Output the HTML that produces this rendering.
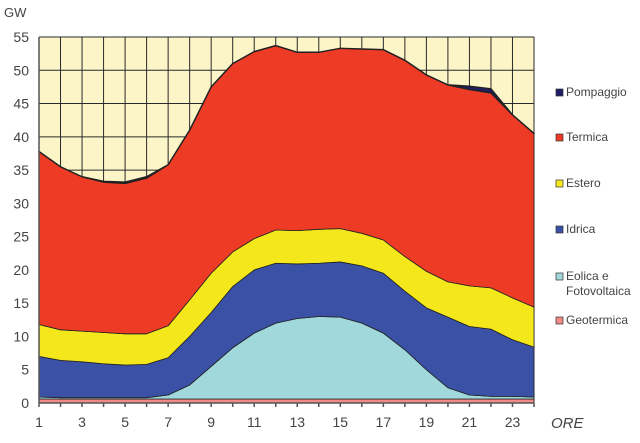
<!DOCTYPE html>
<html><head><meta charset="utf-8"><style>
body{margin:0;background:#fff;font-family:"Liberation Sans",sans-serif}
svg text{font-family:"Liberation Sans",sans-serif;fill:#444}
</style></head><body>
<svg id="c" width="640" height="438"></svg>
<script>
const hours=[1,2,3,4,5,6,7,8,9,10,11,12,13,14,15,16,17,18,19,20,21,22,23,24];
const geotermica=[0.6,0.6,0.6,0.6,0.6,0.6,0.6,0.6,0.6,0.6,0.6,0.6,0.6,0.6,0.6,0.6,0.6,0.6,0.6,0.6,0.6,0.6,0.6,0.6];
const eolica=[0.3,0.2,0.2,0.2,0.2,0.2,0.6,2.1,4.9,7.7,9.9,11.4,12.1,12.4,12.3,11.4,9.9,7.4,4.4,1.7,0.6,0.4,0.4,0.3];
const idrica=[6.1,5.6,5.4,5.1,4.9,5.0,5.6,7.3,8.1,9.2,9.5,9.0,8.2,8.0,8.3,8.6,9.0,8.8,9.3,10.6,10.3,10.1,8.5,7.5];
const estero=[4.8,4.6,4.6,4.7,4.7,4.6,4.8,5.5,5.9,5.2,4.7,5.0,5.0,5.1,5.0,4.9,5.0,5.2,5.5,5.3,6.1,6.2,6.3,6.0];
const termica=[26.0,24.5,23.2,22.6,22.6,23.4,24.2,25.5,28.0,28.3,28.1,27.7,26.8,26.6,27.1,27.7,28.6,29.5,29.5,29.6,29.5,29.3,27.5,26.1];
const pompaggio=[0,0,0,0.1,0.2,0.2,0,0,0,0,0,0,0,0,0,0,0,0,0,0,0.5,0.6,0,0];
const yTicks=[0,5,10,15,20,25,30,35,40,45,50,55];
const xTickLabels=[1,3,5,7,9,11,13,15,17,19,21,23];
const seriesNames=["Geotermica","Eolica e Fotovoltaica","Idrica","Estero","Termica","Pompaggio"];
const series=[geotermica,eolica,idrica,estero,termica,pompaggio];
const colors=["#f08a86","#a0d8dc","#3a51a6","#f4e81c","#ee3b25","#1d1d6a"];
const keys=["geotermica","eolica","idrica","estero","termica","pompaggio"];

const X0=39,X1=534,Y0=403,Y1=37;
const sx=h=>X0+(h-1)*(X1-X0)/23;
const sy=v=>Y0-v*(Y0-Y1)/55;
const NS="http://www.w3.org/2000/svg";
const svg=document.getElementById('c');
function mk(t,a,p){const e=document.createElementNS(NS,t);for(const k in a)e.setAttribute(k,a[k]);(p||svg).appendChild(e);return e;}

const bg=mk('rect',{x:X0,y:Y1,width:X1-X0,height:Y0-Y1,fill:'#fbf5c8'});


const grid=mk('g',{stroke:'#2a2a2a','stroke-width':1});


hours.forEach(h=>mk('line',{x1:sx(h),x2:sx(h),y1:Y1,y2:Y0},grid));
yTicks.forEach(v=>mk('line',{x1:X0,x2:X1,y1:sy(v),y2:sy(v)},grid));

let base=hours.map(()=>0);
series.forEach((s,i)=>{
  const top=base.map((b,j)=>b+s[j]);
  let d='M'+hours.map((h,j)=>sx(h)+','+sy(top[j])).join(' L');
  for(let j=hours.length-1;j>=0;j--)d+=' L'+sx(hours[j])+','+sy(base[j]);
  const p=mk('path',{d:d+'Z',fill:colors[i],stroke:'#222','stroke-width':i==5?1.5:0.8,'stroke-linejoin':'round'});
  
  
  base=top;
});
const ax=mk('g',{stroke:'#555','stroke-width':1.5});


mk('line',{x1:X0,x2:X1,y1:Y0,y2:Y0},ax);
mk('line',{x1:X0,x2:X0,y1:Y1,y2:Y0},ax);
hours.forEach(h=>mk('line',{x1:sx(h),x2:sx(h),y1:Y0,y2:Y0+4},ax));
yTicks.forEach(v=>{
  const t=mk('text',{x:29,y:sy(v)+5,'text-anchor':'end','font-size':14});
  t.textContent=v;
  
  
});
xTickLabels.forEach(h=>{
  const t=mk('text',{x:sx(h),y:427,'text-anchor':'middle','font-size':14});
  t.textContent=h;
  
  
});
const gw=mk('text',{x:4,y:17,'font-size':13});gw.textContent='GW';


const ore=mk('text',{x:551,y:428,'font-size':15,'font-style':'italic'});ore.textContent='ORE';



const legY=[326,282,235,189,143,98];
series.forEach((s,i)=>{
  const g=mk('g',{});
  
  
  mk('rect',{x:556,y:legY[i]-9,width:7,height:7,fill:colors[i],stroke:'#333','stroke-width':0.7},g);
  if(i==1){
    const t=mk('text',{x:566,y:legY[i]-2,'font-size':12},g);t.textContent='Eolica e';
    const t2=mk('text',{x:566,y:legY[i]+13,'font-size':12},g);t2.textContent='Fotovoltaica';
  } else {
    const t=mk('text',{x:566,y:legY[i]-2,'font-size':12},g);t.textContent=seriesNames[i];
  }
});
</script>
</body></html>
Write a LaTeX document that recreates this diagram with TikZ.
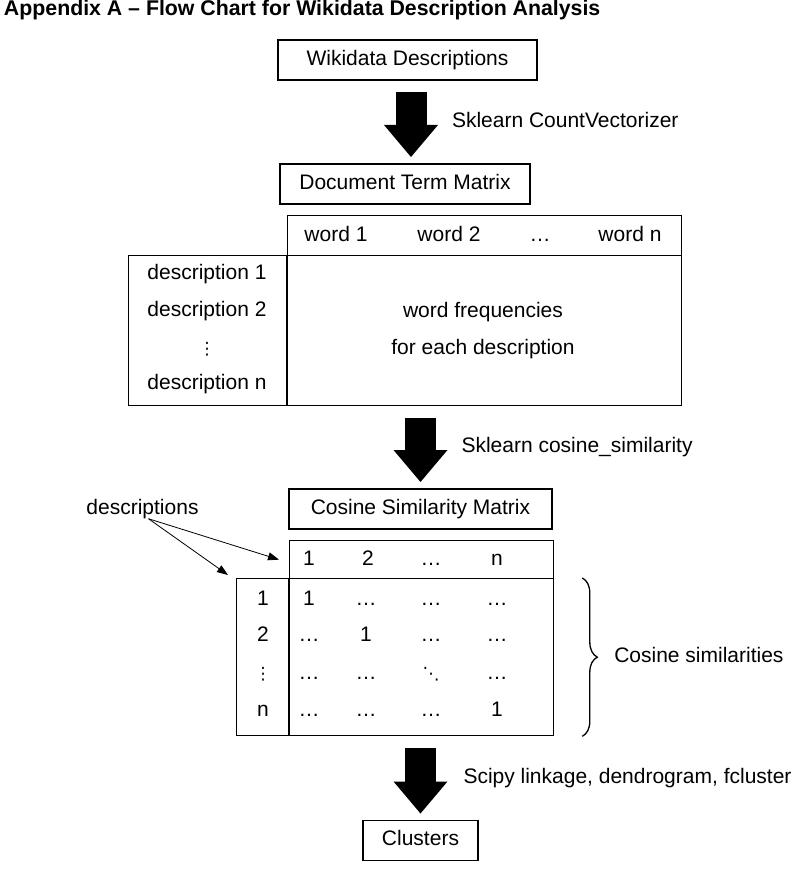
\documentclass[tikz,border=0pt]{standalone}
\usepackage{fontspec}
\setmainfont{Liberation Sans}
\newfontfamily\dejavu{DejaVu Sans}
\usetikzlibrary{positioning,arrows.meta,decorations.pathreplacing}

\newcommand{\vdts}{{\dejavu\fontsize{17}{20}\selectfont ⋮}}
\newcommand{\ddts}{{\dejavu\fontsize{17}{20}\selectfont ⋱}}

\tikzset{
  txt/.style={font=\fontsize{21}{25}\selectfont, inner sep=0pt, outer sep=0pt, text height=15pt, text depth=4.5pt},
  box/.style={draw, line width=1.3pt, txt, minimum height=40pt},
  tbl/.style={draw, line width=1.3pt, inner sep=0pt},
  bigarrow/.style={line width=31pt, -{Triangle[length=32pt,width=54pt,line width=0pt]}, shorten <=12pt, shorten >=7pt},
  thinarrow/.style={line width=0.8pt, -{Triangle[length=11pt,width=8pt]}},
  arrlabel/.style={txt, midway, anchor=west, xshift=41pt},
}

\begin{document}
\begin{tikzpicture}[x=1pt,y=-1pt]
  \useasboundingbox (0,0) rectangle (805,869);

  \node[txt, anchor=west, font=\bfseries\fontsize{21.3}{25}\selectfont] (title) at (4,10.5)
    {Appendix A – Flow Chart for Wikidata Description Analysis};

  \node[box, minimum width=259pt] (wiki) at (407.5,60) {Wikidata Descriptions};
  \node[box, minimum width=250pt] (dtm) at (405,184) {Document Term Matrix};
  \draw[bigarrow] ([xshift=3.5pt]wiki.south) -- ([xshift=3.5pt]wiki.south |- dtm.north)
    node[arrlabel] (countvec) {Sklearn CountVectorizer};

  % document term matrix
  \node[tbl, anchor=north west, minimum width=394pt, minimum height=40pt] (dtmhead) at (287,215) {};
  \node[tbl, anchor=north west, minimum width=553pt, minimum height=150pt] (dtmbody) at (128,255) {};
  \draw[line width=1.3pt] (dtmhead.south west) -- (dtmhead.south west |- dtmbody.south);
  \foreach \x/\t in {336/word 1, 449/word 2, 540/…, 630/word n}
    \node[txt] at (\x,236) {\t};
  \foreach \y/\t in {274/description 1, 311/description 2, 349/\vdts, 384/description n}
    \node[txt] at (207,\y) {\t};
  \node[txt] (freq) at (483,312) {word frequencies};
  \node[txt] (each) at (483,349) {for each description};

  \node[box, minimum width=263pt] (csm) at (420.5,509) {Cosine Similarity Matrix};
  \draw[bigarrow] (csm.north |- dtmbody.south) -- (csm.north)
    node[arrlabel] (cossimfn) {Sklearn cosine\_similarity};

  % cosine similarity matrix
  \node[tbl, anchor=north west, minimum width=264pt, minimum height=38pt] (csmhead) at (289,540) {};
  \node[tbl, anchor=north west, minimum width=317pt, minimum height=157pt] (csmbody) at (236,578) {};
  \draw[line width=1.3pt] (csmhead.south west) -- (csmhead.south west |- csmbody.south);
  \foreach \x/\t in {309/1, 368/2, 431/…, 497/n}
    \node[txt] at (\x,560) {\t};
  \foreach \y/\r/\a/\b/\c/\d in {600/1/1/…/…/…, 636/2/…/1/…/…,
      674/\vdts/…/…/\ddts/…, 711/n/…/…/…/1} {
    \node[txt] at (263,\y) {\r};
    \node[txt] at (309,\y) {\a};
    \node[txt] at (366,\y) {\b};
    \node[txt] at (431,\y) {\c};
    \node[txt] at (497,\y) {\d};
  }

  \node[txt] (desc) at (142.5,509) {descriptions};
  \draw[thinarrow] ([xshift=6pt]desc.south) -- ([xshift=-10pt]csmhead.west);
  \draw[thinarrow] ([xshift=6pt]desc.south) -- ([shift={(-8pt,3pt)}]csmbody.north west);

  \draw[decorate, decoration={brace, amplitude=15pt}, line width=1.3pt]
    ([xshift=28pt]csmbody.north east) -- ([xshift=28pt]csmbody.south east)
    coordinate[midway, xshift=15pt] (bracetip);
  \node[txt, anchor=west, right=17pt of bracetip] (cossim) {Cosine similarities};

  \node[box, minimum width=115pt] (clus) at (420.5,840.5) {Clusters};
  \draw[bigarrow] (clus.north |- csmbody.south) -- (clus.north)
    node[arrlabel, xshift=2pt] (scipy) {Scipy linkage, dendrogram, fcluster};
\end{tikzpicture}
\end{document}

**What you should do:**
Leaving out the pictures, extract the stretch from the line holding "Write a LaTeX" through the line holding "(0,0) rectangle (805,869);", word for word.

**Expected output:**
Write a LaTeX document that recreates this diagram with TikZ.
\documentclass[tikz,border=0pt]{standalone}
\usepackage{fontspec}
\setmainfont{Liberation Sans}
\newfontfamily\dejavu{DejaVu Sans}
\usetikzlibrary{positioning,arrows.meta,decorations.pathreplacing}

\newcommand{\vdts}{{\dejavu\fontsize{17}{20}\selectfont ⋮}}
\newcommand{\ddts}{{\dejavu\fontsize{17}{20}\selectfont ⋱}}

\tikzset{
  txt/.style={font=\fontsize{21}{25}\selectfont, inner sep=0pt, outer sep=0pt, text height=15pt, text depth=4.5pt},
  box/.style={draw, line width=1.3pt, txt, minimum height=40pt},
  tbl/.style={draw, line width=1.3pt, inner sep=0pt},
  bigarrow/.style={line width=31pt, -{Triangle[length=32pt,width=54pt,line width=0pt]}, shorten <=12pt, shorten >=7pt},
  thinarrow/.style={line width=0.8pt, -{Triangle[length=11pt,width=8pt]}},
  arrlabel/.style={txt, midway, anchor=west, xshift=41pt},
}

\begin{document}
\begin{tikzpicture}[x=1pt,y=-1pt]
  \useasboundingbox (0,0) rectangle (805,869);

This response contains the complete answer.